C'est aussi l'IGA qui a proposé que le fonds "soit composé de deux parts identiques de 25 millions d'euros".
On saura en outre pourquoi le gouvernement a finalement renoncé à prendre en compte les "efforts de gestion" déjà accomplis par les départements, contrairement à ce qu'avait annoncé Marylise Lebranchu en octobre lors du congrès de l'ADF (voir notre article du 16 octobre). "La détermination de ces efforts est certes mesurable, mais elle nécessite de recourir à l'étude de nombreux indicateurs qui jouent aussi bien en matière de maîtrise des dépenses les plus prégnantes (…) que de valorisation des recettes fiscales et de maîtrise du recours à l'endettement", peut-on lire dans le document de l'IGA.
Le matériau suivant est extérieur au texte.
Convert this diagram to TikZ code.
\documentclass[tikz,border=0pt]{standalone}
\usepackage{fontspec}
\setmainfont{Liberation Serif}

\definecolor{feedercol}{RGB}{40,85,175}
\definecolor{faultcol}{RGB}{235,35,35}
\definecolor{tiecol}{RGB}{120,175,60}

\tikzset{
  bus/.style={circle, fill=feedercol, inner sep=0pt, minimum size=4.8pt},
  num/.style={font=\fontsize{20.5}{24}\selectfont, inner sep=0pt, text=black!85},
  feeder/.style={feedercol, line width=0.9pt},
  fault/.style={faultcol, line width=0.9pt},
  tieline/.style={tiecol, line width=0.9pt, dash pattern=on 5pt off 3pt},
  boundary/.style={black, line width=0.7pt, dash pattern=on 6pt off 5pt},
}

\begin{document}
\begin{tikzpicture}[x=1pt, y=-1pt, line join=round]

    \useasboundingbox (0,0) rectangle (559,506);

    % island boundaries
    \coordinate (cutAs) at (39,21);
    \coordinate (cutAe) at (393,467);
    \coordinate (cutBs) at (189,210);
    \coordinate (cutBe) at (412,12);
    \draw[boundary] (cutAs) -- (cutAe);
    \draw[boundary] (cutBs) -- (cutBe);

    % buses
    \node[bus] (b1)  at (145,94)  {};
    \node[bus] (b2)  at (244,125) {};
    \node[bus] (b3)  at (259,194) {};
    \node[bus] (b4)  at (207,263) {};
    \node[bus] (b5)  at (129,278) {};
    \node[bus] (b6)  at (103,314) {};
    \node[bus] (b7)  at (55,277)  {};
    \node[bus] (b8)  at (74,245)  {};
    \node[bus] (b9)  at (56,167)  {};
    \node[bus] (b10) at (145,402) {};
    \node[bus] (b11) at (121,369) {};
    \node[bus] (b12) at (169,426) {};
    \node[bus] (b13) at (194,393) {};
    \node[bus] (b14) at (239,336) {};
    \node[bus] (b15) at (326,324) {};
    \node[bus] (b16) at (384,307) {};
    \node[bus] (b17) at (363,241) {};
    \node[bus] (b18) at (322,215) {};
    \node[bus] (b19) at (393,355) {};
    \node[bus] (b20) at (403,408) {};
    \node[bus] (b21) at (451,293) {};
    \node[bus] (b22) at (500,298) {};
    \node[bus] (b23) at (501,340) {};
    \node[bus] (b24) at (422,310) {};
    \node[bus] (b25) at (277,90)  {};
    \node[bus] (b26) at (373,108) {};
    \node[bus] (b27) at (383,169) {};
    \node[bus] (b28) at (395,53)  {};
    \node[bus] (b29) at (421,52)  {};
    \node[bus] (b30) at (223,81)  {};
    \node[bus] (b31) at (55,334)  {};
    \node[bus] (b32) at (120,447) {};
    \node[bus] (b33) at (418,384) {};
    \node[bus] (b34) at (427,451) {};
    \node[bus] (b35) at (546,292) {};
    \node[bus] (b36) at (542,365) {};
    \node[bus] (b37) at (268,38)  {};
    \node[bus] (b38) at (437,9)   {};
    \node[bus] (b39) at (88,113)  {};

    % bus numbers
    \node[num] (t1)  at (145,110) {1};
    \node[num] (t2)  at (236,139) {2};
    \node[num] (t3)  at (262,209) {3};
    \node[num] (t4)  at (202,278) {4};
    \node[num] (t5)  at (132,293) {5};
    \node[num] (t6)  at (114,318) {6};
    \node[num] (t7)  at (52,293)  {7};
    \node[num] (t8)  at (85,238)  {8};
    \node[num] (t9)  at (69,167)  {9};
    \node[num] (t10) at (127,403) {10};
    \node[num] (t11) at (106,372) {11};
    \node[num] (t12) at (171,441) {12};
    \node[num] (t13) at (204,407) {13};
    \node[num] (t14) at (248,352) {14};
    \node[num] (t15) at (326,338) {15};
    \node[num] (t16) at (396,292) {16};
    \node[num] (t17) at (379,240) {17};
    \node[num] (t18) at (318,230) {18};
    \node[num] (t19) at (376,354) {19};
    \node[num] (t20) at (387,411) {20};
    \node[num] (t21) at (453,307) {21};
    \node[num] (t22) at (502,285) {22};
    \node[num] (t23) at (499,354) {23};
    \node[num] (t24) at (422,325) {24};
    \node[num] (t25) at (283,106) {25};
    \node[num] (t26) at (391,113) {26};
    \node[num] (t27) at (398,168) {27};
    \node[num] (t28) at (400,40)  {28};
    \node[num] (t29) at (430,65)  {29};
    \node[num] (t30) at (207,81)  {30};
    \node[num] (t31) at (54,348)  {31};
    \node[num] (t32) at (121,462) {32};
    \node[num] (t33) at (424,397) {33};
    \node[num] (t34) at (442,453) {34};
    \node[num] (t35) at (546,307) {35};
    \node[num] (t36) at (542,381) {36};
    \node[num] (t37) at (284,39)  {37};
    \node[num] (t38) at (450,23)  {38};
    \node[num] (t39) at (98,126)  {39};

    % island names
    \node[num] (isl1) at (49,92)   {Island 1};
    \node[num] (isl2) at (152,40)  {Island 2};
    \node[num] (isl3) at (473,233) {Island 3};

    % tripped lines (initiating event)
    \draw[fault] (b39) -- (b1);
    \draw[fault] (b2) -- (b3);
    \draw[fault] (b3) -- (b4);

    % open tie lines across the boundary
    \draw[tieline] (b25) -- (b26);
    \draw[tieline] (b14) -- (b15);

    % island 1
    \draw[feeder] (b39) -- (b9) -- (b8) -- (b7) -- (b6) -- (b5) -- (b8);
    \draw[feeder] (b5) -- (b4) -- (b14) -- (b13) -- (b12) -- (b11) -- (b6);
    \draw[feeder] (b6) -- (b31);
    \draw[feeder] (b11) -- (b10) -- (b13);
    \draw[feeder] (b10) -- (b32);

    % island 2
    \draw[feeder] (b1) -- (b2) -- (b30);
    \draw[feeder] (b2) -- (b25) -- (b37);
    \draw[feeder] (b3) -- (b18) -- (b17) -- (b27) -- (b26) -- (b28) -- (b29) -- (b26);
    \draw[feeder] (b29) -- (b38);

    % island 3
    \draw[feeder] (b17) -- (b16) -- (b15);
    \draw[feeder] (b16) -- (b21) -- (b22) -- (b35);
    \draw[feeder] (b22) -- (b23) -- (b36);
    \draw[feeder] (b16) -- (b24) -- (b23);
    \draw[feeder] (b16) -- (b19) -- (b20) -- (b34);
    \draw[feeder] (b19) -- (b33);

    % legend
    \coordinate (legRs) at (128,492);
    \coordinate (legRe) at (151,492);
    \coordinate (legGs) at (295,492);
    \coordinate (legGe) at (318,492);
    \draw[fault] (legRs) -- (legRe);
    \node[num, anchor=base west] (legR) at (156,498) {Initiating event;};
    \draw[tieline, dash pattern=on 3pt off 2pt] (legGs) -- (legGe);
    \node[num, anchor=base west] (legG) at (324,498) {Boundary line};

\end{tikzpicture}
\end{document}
Une "nouvelle ponction de la CNSA" qui inquiète

Une question en revanche n'est pas soulevée dans le rapport, mais l'a été brièvement au Parlement et a, depuis, fait réagir le GR31, qui représente les associations au sein du conseil de la Caisse nationale de solidarité pour l'autonomie (CNSA) : le fait que ce fonds de soutien soit financé par le biais d'un prélèvement sur les réserves de la CNSA.
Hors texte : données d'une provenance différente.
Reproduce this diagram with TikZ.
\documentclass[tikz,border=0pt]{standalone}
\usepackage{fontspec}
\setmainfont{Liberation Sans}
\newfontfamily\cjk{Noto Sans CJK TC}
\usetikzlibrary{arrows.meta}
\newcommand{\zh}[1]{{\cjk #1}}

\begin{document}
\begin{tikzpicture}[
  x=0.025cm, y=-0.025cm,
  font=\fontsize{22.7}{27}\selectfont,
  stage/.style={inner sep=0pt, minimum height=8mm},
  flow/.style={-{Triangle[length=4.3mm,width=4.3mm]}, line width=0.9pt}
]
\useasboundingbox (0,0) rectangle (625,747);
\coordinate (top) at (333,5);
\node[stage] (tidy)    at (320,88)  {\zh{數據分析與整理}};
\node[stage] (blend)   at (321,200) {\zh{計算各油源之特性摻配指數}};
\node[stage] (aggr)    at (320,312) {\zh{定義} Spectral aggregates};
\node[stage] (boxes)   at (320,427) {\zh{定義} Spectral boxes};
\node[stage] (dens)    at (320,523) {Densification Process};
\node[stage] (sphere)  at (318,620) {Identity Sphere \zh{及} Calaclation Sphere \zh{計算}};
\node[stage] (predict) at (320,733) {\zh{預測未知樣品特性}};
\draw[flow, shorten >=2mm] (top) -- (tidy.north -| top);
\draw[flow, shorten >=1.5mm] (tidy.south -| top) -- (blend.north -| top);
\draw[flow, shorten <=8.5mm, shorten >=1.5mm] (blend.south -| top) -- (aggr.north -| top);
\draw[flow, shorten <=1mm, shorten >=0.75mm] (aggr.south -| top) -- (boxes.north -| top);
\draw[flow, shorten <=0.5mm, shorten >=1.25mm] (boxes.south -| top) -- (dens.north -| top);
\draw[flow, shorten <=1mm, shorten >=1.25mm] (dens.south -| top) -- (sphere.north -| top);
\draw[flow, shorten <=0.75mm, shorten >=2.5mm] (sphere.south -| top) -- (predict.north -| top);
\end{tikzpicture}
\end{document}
Le GR31 critique cette "nouvelle ponction de la CNSA" et rapporte les propos de Christian Eckert déclarant à l'Assemblée que "ce choix n'est pas totalement satisfaisant mais a toujours été fait par le passé". "La tentation est de plus en plus forte, les années passant, de puiser dans les réserves d'une Caisse créée à l'origine pour le développement d'une politique publique en faveur de l'aide à l'autonomie", constatent les associations. Celles-ci le regrettent d'autant plus que le projet de loi relatif à l'adaptation de la société au vieillissement qui vient d'être voté (voir notre article du 16 décembre) est censé permettre de répondre à davantage de besoins et davantage de missions pour la CNSA, "en particulier en matière d'investissements dans les établissements médico-sociaux".